Elsewhere on Nuku, the characterisation is thin. Sierra Dawn-Thomas is the unlikely player to scoop up the retooled Legacy Advantage (it’s explicitly identified as a free Immunity, but offers the choice of whether to play it at Final Thirteen or Final Six – an excellent modification). Just as she aligned with abrasive masculinity in her first season, she first approached Brad Culpepper and later Ozzy for a working partnership. Brad was painted as a player eager to rewrite his Survivor history as he shirked leadership and tried to let others come to him first. Some things never change, though, and whether it’s naming the chickens or preaching the WWMD gospel, his wife Monica was still his motivation in the game.
Meanwhile, Tai’s allegiance to his chickens is fowl play according to JT – who, understandably, is not overly keen on sharing his corn with the feathered friends.

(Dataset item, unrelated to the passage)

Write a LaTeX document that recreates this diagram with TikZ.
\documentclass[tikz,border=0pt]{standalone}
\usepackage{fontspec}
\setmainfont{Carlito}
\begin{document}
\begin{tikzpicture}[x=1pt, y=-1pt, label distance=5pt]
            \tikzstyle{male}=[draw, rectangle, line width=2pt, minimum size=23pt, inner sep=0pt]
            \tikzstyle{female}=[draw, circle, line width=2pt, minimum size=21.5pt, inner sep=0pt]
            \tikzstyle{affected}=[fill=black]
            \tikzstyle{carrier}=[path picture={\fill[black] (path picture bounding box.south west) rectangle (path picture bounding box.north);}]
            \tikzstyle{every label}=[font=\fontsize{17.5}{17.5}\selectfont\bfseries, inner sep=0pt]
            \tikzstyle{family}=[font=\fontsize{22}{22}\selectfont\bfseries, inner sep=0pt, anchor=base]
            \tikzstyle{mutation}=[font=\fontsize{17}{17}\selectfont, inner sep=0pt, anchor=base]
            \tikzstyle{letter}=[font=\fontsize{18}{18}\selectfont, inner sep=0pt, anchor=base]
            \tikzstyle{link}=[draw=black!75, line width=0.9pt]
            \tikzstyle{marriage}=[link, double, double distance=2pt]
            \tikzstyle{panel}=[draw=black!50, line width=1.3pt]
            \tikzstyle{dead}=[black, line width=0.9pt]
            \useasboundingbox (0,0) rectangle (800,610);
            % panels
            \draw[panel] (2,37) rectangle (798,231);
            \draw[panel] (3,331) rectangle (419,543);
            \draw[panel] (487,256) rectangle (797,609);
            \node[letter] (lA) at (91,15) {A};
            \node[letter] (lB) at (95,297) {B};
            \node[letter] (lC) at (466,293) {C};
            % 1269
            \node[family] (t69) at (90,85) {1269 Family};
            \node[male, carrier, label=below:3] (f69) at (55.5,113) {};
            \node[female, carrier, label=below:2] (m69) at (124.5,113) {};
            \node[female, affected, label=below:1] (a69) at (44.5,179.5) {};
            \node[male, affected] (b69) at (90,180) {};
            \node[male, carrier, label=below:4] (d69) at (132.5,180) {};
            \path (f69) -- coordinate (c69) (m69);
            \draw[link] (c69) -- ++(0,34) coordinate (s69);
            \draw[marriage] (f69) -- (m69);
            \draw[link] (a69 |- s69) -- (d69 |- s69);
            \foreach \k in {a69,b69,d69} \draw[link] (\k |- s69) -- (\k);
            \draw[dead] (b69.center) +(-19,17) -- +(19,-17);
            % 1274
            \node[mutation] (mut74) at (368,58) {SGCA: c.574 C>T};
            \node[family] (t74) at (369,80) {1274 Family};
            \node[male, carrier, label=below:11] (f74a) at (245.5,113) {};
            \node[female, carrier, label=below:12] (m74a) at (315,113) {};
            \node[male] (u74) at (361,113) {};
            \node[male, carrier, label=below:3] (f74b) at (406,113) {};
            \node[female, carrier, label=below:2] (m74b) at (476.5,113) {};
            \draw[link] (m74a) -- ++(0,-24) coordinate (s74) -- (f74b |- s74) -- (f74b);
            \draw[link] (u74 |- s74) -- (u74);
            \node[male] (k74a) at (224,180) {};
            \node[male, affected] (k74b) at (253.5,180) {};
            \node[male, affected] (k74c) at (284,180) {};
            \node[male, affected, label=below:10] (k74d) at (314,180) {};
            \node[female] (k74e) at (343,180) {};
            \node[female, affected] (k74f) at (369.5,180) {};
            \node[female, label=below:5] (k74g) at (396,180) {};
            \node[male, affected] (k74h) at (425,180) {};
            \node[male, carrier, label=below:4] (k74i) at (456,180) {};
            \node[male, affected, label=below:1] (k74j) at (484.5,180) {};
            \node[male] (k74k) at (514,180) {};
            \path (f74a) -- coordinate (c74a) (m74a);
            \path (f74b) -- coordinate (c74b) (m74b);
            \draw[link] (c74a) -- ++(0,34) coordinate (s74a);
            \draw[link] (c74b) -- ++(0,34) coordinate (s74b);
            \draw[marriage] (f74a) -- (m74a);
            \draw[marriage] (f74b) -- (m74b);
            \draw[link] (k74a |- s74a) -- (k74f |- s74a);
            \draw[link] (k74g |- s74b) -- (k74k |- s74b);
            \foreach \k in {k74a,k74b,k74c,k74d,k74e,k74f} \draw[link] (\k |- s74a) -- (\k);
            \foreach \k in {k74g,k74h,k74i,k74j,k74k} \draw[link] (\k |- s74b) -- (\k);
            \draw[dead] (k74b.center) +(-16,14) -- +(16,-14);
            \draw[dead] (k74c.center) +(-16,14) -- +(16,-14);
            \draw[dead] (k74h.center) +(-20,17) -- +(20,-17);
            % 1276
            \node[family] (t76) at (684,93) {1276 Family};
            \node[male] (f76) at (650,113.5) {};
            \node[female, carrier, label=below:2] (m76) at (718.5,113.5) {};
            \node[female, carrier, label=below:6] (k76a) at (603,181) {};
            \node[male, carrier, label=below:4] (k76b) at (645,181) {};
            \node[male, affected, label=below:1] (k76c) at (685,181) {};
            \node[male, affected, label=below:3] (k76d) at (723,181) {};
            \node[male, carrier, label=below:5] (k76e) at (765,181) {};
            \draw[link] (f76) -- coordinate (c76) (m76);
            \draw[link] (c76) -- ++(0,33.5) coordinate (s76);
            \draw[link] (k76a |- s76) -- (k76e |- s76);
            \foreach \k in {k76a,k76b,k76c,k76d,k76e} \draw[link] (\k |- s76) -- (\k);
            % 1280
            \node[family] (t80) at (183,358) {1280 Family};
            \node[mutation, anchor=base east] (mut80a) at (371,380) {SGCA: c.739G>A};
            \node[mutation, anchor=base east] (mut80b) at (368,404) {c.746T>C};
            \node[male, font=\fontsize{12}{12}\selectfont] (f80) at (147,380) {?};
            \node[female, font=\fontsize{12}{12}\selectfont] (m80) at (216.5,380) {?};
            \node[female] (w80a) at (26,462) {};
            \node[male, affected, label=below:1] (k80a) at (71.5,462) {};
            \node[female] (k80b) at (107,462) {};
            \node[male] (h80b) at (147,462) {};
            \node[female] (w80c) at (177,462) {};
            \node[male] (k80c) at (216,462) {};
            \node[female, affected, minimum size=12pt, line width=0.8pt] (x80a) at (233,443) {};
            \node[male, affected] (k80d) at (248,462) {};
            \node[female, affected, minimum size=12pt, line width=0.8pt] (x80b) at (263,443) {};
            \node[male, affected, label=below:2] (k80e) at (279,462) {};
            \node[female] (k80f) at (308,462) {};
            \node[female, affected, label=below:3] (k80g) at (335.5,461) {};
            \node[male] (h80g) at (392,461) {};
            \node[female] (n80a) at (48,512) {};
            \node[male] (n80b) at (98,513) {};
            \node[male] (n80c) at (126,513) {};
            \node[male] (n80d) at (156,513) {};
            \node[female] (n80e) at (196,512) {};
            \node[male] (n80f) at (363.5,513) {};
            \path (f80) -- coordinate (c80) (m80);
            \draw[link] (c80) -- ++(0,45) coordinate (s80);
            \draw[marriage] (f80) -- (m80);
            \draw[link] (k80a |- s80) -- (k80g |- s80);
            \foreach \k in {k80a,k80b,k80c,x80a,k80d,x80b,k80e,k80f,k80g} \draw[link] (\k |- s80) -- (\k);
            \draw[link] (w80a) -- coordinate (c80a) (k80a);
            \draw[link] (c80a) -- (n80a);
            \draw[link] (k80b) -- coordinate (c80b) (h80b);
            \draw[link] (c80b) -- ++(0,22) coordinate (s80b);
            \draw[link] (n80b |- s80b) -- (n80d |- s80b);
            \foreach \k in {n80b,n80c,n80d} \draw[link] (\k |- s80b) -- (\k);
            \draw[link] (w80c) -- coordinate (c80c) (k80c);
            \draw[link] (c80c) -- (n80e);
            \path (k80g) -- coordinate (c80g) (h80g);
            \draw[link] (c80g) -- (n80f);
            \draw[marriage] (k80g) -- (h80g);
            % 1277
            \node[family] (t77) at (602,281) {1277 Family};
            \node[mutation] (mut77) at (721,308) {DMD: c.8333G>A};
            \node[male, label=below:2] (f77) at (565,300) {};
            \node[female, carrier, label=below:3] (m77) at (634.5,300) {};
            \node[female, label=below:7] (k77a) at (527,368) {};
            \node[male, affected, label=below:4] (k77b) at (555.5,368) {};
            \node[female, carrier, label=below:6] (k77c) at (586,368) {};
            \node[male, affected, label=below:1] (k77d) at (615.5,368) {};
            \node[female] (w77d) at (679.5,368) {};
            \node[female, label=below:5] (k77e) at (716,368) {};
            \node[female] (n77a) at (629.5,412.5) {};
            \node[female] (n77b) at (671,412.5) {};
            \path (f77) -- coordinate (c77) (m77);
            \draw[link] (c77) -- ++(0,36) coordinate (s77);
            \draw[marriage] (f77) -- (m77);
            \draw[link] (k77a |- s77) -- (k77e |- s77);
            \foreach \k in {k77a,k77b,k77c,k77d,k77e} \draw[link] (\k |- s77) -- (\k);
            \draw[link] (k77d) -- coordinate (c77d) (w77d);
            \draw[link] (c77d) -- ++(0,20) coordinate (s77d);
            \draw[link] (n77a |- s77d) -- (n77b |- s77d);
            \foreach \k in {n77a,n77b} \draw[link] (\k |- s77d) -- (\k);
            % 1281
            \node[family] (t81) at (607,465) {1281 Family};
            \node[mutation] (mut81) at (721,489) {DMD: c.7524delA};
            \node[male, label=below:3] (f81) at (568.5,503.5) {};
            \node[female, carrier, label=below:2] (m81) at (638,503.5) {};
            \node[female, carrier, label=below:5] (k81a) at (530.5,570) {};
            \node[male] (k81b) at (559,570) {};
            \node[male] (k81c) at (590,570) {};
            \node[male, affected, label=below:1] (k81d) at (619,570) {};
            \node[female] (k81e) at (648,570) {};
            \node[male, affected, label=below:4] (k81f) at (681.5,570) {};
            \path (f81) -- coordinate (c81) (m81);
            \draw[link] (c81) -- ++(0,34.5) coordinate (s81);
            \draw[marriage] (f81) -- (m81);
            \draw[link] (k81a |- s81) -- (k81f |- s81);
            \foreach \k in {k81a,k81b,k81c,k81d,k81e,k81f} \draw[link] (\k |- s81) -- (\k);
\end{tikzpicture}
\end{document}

Tai’s love of all living creatures may be endearing to the Sias of the audience, but the impracticalities of bonding with critters who can’t cast a vote may put him in hot water, particularly given he’s already in over his head with the calibre of player on the cast.
The pieces are only being set up on the Nuku tribe, but such peace will not last long, as Cirie warned, “Listen, a war’s gonna start anyway. What difference does it make if the war starts tonight or tomorrow? There will be blood either way.”
IT MIGHT BE A BLOODBATH LATER…
So who will be caught up in the slaughter? It’s Russian roulette as the tribes are switched up next week. So much of a player’s game can hinge on whether their lucky stars are looking down on them as they drop their buffs. Players who found themselves in the crosshairs like Sandra, Cirie, and Michaela might get the chance to duck and cover in a new group. Players like Malcolm, Zeke or Sarah, carefully playing in the background might have their hands forced by the draw.
Game Changers might have cut loose two of its biggest players in its super-sized premiere, but from here on out, it really is anybody’s game. Who knows? Maybe the square pegs will find themselves a square hole.